INPUT MATERIAL>

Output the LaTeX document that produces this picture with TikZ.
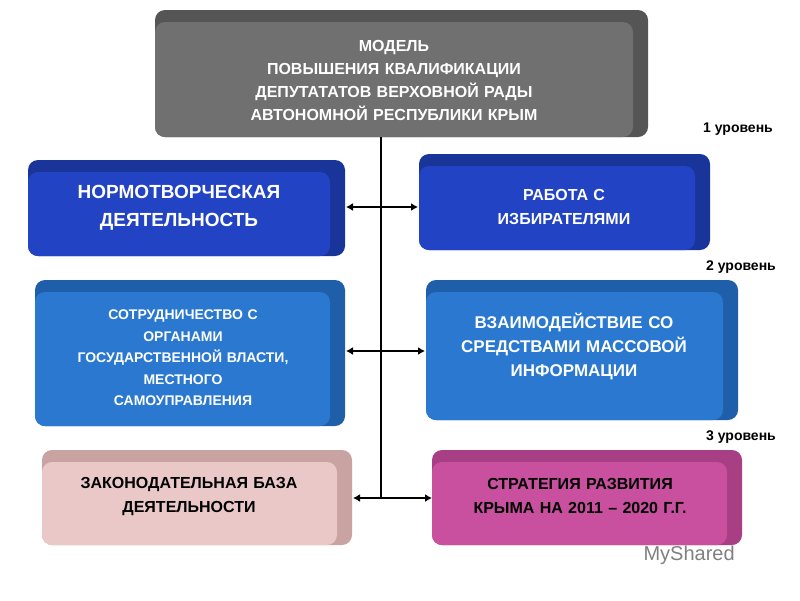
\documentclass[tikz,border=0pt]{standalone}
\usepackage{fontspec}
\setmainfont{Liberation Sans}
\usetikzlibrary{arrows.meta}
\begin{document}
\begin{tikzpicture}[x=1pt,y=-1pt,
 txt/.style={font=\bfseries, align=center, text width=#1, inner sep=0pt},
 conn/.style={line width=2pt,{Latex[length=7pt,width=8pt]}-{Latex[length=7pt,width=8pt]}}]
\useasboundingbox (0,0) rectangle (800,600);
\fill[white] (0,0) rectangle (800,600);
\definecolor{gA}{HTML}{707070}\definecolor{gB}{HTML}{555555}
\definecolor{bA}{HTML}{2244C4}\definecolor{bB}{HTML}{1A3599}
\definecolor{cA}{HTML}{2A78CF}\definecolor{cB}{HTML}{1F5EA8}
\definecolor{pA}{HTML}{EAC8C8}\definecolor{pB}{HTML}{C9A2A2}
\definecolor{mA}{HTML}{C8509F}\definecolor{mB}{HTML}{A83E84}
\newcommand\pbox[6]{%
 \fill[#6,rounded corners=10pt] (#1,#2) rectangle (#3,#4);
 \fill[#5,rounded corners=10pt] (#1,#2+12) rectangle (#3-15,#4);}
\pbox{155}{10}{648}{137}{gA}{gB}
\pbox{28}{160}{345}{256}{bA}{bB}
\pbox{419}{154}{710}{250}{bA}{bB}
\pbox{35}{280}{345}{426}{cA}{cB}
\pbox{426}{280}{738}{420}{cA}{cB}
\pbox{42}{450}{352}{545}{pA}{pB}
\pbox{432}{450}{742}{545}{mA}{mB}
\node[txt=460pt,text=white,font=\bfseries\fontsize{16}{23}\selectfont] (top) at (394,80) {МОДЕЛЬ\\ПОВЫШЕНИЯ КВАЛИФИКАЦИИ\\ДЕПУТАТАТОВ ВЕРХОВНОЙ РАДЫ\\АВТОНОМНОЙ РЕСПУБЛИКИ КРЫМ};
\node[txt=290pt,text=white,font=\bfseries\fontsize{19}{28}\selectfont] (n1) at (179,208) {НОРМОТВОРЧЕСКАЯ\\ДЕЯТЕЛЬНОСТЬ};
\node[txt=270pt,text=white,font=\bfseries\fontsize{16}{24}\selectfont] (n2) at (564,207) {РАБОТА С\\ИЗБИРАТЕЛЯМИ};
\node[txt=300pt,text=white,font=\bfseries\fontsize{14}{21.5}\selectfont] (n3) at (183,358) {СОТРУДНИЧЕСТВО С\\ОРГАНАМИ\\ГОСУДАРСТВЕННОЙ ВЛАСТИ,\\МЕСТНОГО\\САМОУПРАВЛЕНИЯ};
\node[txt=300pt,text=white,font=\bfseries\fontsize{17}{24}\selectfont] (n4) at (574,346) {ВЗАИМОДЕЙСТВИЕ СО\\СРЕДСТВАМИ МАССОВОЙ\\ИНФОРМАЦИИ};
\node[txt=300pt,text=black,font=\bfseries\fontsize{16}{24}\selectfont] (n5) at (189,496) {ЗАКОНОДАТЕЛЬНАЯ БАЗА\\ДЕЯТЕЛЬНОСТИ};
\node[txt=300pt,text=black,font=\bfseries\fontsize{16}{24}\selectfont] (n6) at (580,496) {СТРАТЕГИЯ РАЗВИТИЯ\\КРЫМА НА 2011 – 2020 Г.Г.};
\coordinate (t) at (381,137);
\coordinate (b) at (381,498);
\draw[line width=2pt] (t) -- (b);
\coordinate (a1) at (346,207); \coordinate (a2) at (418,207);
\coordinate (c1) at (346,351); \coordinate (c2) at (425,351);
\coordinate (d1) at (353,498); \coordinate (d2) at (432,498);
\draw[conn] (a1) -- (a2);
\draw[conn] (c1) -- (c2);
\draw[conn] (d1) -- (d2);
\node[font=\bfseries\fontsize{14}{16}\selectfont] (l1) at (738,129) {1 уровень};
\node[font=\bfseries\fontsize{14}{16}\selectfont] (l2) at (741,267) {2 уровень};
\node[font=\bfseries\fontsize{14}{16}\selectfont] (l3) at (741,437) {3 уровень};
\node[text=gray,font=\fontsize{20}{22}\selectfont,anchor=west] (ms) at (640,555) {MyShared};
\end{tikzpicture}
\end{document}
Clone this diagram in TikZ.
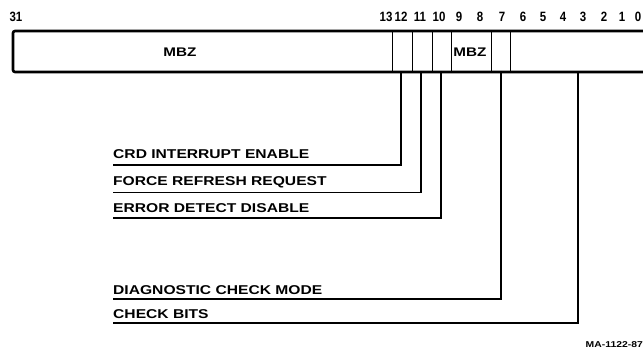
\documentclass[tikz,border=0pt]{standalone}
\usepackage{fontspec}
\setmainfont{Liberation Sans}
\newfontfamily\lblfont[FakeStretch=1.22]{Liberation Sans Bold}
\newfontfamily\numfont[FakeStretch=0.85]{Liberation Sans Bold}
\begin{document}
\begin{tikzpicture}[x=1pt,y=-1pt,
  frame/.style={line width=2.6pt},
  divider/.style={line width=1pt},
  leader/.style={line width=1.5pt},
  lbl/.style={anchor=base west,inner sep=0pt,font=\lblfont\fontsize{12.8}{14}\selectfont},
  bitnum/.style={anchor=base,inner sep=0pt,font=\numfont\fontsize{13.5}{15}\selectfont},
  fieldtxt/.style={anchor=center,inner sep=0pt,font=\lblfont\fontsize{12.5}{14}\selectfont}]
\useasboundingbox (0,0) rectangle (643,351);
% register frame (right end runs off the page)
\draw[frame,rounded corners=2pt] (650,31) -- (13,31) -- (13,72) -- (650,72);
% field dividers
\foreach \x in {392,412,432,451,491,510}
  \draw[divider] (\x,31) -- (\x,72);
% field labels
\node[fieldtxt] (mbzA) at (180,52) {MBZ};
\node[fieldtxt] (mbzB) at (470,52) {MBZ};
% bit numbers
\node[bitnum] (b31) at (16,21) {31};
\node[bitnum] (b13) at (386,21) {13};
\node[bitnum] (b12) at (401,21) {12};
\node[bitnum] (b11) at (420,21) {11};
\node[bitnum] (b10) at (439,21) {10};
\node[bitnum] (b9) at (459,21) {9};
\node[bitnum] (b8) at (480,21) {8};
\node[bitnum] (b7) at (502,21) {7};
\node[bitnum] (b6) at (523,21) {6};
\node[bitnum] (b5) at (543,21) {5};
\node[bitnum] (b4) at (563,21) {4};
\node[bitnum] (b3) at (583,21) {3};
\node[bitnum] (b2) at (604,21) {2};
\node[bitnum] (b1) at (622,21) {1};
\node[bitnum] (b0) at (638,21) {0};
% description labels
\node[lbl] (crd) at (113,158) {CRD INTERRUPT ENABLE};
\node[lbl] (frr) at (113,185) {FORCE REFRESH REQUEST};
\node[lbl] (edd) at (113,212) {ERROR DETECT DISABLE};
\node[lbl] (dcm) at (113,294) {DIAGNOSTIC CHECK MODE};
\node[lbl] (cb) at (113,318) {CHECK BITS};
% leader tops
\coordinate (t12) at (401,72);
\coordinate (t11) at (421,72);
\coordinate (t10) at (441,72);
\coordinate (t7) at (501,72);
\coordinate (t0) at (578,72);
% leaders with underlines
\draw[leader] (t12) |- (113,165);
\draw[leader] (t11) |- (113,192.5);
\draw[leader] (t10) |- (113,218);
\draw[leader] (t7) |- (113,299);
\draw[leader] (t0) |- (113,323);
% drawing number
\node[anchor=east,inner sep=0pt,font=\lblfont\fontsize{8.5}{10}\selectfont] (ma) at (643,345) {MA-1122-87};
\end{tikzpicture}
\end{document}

THE EXERCISE>
Of the lines above, how many include the word "this"? Reply with the number only.

PROBLEM SOLUTION>
2